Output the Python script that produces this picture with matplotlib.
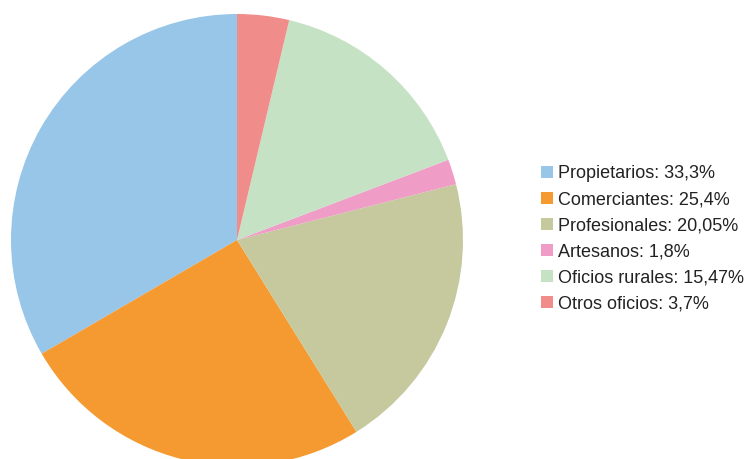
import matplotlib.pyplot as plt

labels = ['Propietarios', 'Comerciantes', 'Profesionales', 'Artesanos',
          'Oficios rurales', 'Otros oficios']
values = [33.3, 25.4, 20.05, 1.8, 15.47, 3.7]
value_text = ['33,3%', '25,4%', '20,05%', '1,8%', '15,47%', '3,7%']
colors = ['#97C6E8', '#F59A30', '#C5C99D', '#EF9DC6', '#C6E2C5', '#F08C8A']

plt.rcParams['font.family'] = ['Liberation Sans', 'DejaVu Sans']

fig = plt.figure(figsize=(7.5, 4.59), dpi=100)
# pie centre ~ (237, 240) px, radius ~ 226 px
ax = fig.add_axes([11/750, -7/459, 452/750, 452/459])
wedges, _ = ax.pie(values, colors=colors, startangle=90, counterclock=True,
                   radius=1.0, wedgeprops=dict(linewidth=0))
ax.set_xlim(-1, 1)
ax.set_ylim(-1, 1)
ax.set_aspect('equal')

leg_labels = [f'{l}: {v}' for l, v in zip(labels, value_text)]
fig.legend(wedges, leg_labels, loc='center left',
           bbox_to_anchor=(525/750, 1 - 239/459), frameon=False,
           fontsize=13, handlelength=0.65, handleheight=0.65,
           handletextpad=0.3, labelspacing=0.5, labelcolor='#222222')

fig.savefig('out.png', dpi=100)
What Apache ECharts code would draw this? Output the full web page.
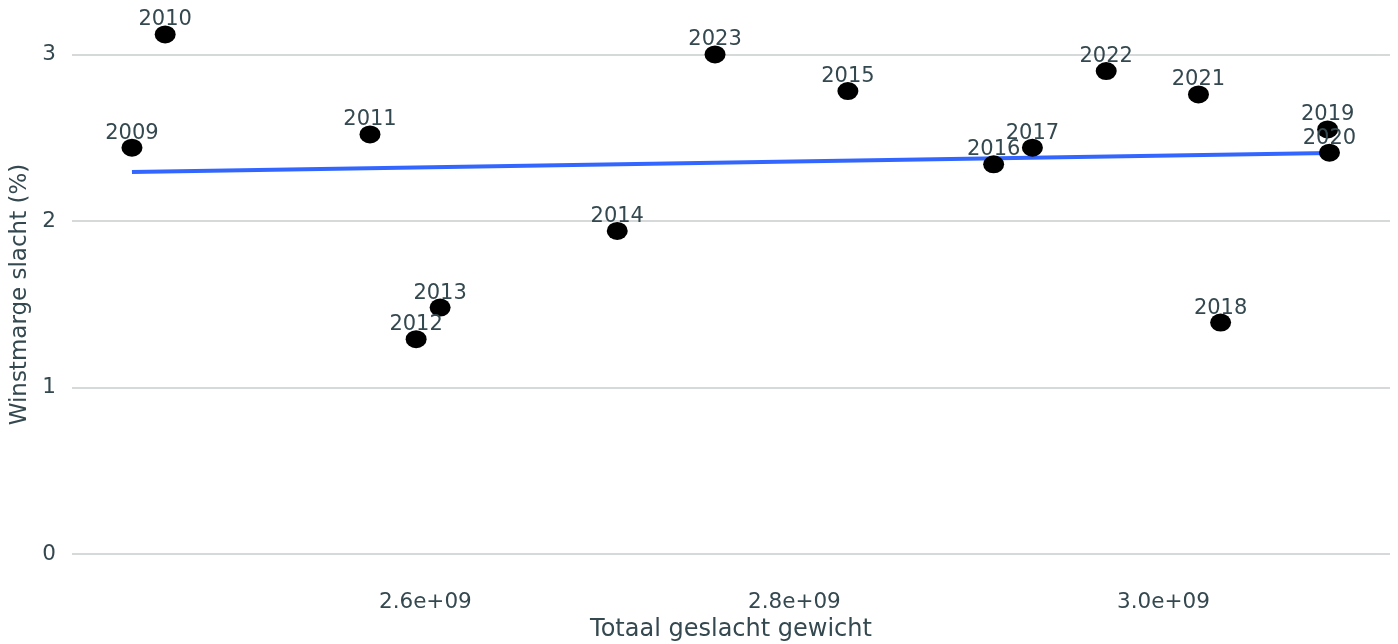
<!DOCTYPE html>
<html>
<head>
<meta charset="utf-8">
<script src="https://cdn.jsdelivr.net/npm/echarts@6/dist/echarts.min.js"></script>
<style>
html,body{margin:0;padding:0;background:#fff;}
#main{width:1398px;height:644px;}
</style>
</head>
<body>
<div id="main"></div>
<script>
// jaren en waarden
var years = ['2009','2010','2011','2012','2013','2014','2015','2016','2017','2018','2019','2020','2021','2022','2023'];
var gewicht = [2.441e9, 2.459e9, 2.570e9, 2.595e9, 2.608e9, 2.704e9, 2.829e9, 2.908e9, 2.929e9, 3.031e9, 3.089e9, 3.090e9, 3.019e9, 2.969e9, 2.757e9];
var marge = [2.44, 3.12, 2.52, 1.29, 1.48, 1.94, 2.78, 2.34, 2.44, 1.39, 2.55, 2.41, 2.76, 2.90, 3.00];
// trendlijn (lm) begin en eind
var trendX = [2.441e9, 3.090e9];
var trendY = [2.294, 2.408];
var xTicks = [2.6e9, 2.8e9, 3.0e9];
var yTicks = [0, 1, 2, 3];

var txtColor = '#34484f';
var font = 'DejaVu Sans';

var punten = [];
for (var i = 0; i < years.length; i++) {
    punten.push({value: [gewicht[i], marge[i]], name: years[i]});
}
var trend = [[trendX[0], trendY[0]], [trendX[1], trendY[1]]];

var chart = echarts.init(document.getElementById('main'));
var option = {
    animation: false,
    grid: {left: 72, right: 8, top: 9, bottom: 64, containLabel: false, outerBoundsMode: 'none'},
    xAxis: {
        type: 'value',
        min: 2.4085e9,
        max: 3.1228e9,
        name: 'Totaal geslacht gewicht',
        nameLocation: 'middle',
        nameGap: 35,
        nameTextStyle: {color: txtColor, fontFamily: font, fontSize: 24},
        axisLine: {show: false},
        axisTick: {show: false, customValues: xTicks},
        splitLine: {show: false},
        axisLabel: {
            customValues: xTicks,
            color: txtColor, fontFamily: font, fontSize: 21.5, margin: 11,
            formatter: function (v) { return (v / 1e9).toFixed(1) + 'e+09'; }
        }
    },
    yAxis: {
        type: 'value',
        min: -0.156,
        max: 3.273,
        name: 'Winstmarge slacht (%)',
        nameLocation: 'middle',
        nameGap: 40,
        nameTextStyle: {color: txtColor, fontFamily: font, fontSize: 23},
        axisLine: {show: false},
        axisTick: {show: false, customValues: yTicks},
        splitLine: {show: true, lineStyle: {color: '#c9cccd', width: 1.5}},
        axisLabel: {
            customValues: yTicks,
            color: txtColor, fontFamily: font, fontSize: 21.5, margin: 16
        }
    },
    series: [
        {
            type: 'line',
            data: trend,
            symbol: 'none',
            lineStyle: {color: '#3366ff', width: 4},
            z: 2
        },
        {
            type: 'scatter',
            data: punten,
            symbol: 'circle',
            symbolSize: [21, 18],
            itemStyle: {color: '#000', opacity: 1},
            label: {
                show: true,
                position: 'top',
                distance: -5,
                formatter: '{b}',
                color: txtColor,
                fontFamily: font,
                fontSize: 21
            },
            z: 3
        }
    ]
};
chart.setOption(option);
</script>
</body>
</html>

= = = = =

Stated problem >> Return all the entries word for word, but omit any pictures they contain.

Solution to the problem >>
Output the Python script that produces this picture with matplotlib.
import matplotlib.pyplot as plt

labels = ['Propietarios', 'Comerciantes', 'Profesionales', 'Artesanos',
          'Oficios rurales', 'Otros oficios']
values = [33.3, 25.4, 20.05, 1.8, 15.47, 3.7]
value_text = ['33,3%', '25,4%', '20,05%', '1,8%', '15,47%', '3,7%']
colors = ['#97C6E8', '#F59A30', '#C5C99D', '#EF9DC6', '#C6E2C5', '#F08C8A']

plt.rcParams['font.family'] = ['Liberation Sans', 'DejaVu Sans']

fig = plt.figure(figsize=(7.5, 4.59), dpi=100)
# pie centre ~ (237, 240) px, radius ~ 226 px
ax = fig.add_axes([11/750, -7/459, 452/750, 452/459])
wedges, _ = ax.pie(values, colors=colors, startangle=90, counterclock=True,
                   radius=1.0, wedgeprops=dict(linewidth=0))
ax.set_xlim(-1, 1)
ax.set_ylim(-1, 1)
ax.set_aspect('equal')

leg_labels = [f'{l}: {v}' for l, v in zip(labels, value_text)]
fig.legend(wedges, leg_labels, loc='center left',
           bbox_to_anchor=(525/750, 1 - 239/459), frameon=False,
           fontsize=13, handlelength=0.65, handleheight=0.65,
           handletextpad=0.3, labelspacing=0.5, labelcolor='#222222')

fig.savefig('out.png', dpi=100)
What Apache ECharts code would draw this? Output the full web page.
<!DOCTYPE html>
<html>
<head>
<meta charset="utf-8">
<script src="https://cdn.jsdelivr.net/npm/echarts@6/dist/echarts.min.js"></script>
<style>
html,body{margin:0;padding:0;background:#fff;}
#main{width:1398px;height:644px;}
</style>
</head>
<body>
<div id="main"></div>
<script>
// jaren en waarden
var years = ['2009','2010','2011','2012','2013','2014','2015','2016','2017','2018','2019','2020','2021','2022','2023'];
var gewicht = [2.441e9, 2.459e9, 2.570e9, 2.595e9, 2.608e9, 2.704e9, 2.829e9, 2.908e9, 2.929e9, 3.031e9, 3.089e9, 3.090e9, 3.019e9, 2.969e9, 2.757e9];
var marge = [2.44, 3.12, 2.52, 1.29, 1.48, 1.94, 2.78, 2.34, 2.44, 1.39, 2.55, 2.41, 2.76, 2.90, 3.00];
// trendlijn (lm) begin en eind
var trendX = [2.441e9, 3.090e9];
var trendY = [2.294, 2.408];
var xTicks = [2.6e9, 2.8e9, 3.0e9];
var yTicks = [0, 1, 2, 3];

var txtColor = '#34484f';
var font = 'DejaVu Sans';

var punten = [];
for (var i = 0; i < years.length; i++) {
    punten.push({value: [gewicht[i], marge[i]], name: years[i]});
}
var trend = [[trendX[0], trendY[0]], [trendX[1], trendY[1]]];

var chart = echarts.init(document.getElementById('main'));
var option = {
    animation: false,
    grid: {left: 72, right: 8, top: 9, bottom: 64, containLabel: false, outerBoundsMode: 'none'},
    xAxis: {
        type: 'value',
        min: 2.4085e9,
        max: 3.1228e9,
        name: 'Totaal geslacht gewicht',
        nameLocation: 'middle',
        nameGap: 35,
        nameTextStyle: {color: txtColor, fontFamily: font, fontSize: 24},
        axisLine: {show: false},
        axisTick: {show: false, customValues: xTicks},
        splitLine: {show: false},
        axisLabel: {
            customValues: xTicks,
            color: txtColor, fontFamily: font, fontSize: 21.5, margin: 11,
            formatter: function (v) { return (v / 1e9).toFixed(1) + 'e+09'; }
        }
    },
    yAxis: {
        type: 'value',
        min: -0.156,
        max: 3.273,
        name: 'Winstmarge slacht (%)',
        nameLocation: 'middle',
        nameGap: 40,
        nameTextStyle: {color: txtColor, fontFamily: font, fontSize: 23},
        axisLine: {show: false},
        axisTick: {show: false, customValues: yTicks},
        splitLine: {show: true, lineStyle: {color: '#c9cccd', width: 1.5}},
        axisLabel: {
            customValues: yTicks,
            color: txtColor, fontFamily: font, fontSize: 21.5, margin: 16
        }
    },
    series: [
        {
            type: 'line',
            data: trend,
            symbol: 'none',
            lineStyle: {color: '#3366ff', width: 4},
            z: 2
        },
        {
            type: 'scatter',
            data: punten,
            symbol: 'circle',
            symbolSize: [21, 18],
            itemStyle: {color: '#000', opacity: 1},
            label: {
                show: true,
                position: 'top',
                distance: -5,
                formatter: '{b}',
                color: txtColor,
                fontFamily: font,
                fontSize: 21
            },
            z: 3
        }
    ]
};
chart.setOption(option);
</script>
</body>
</html>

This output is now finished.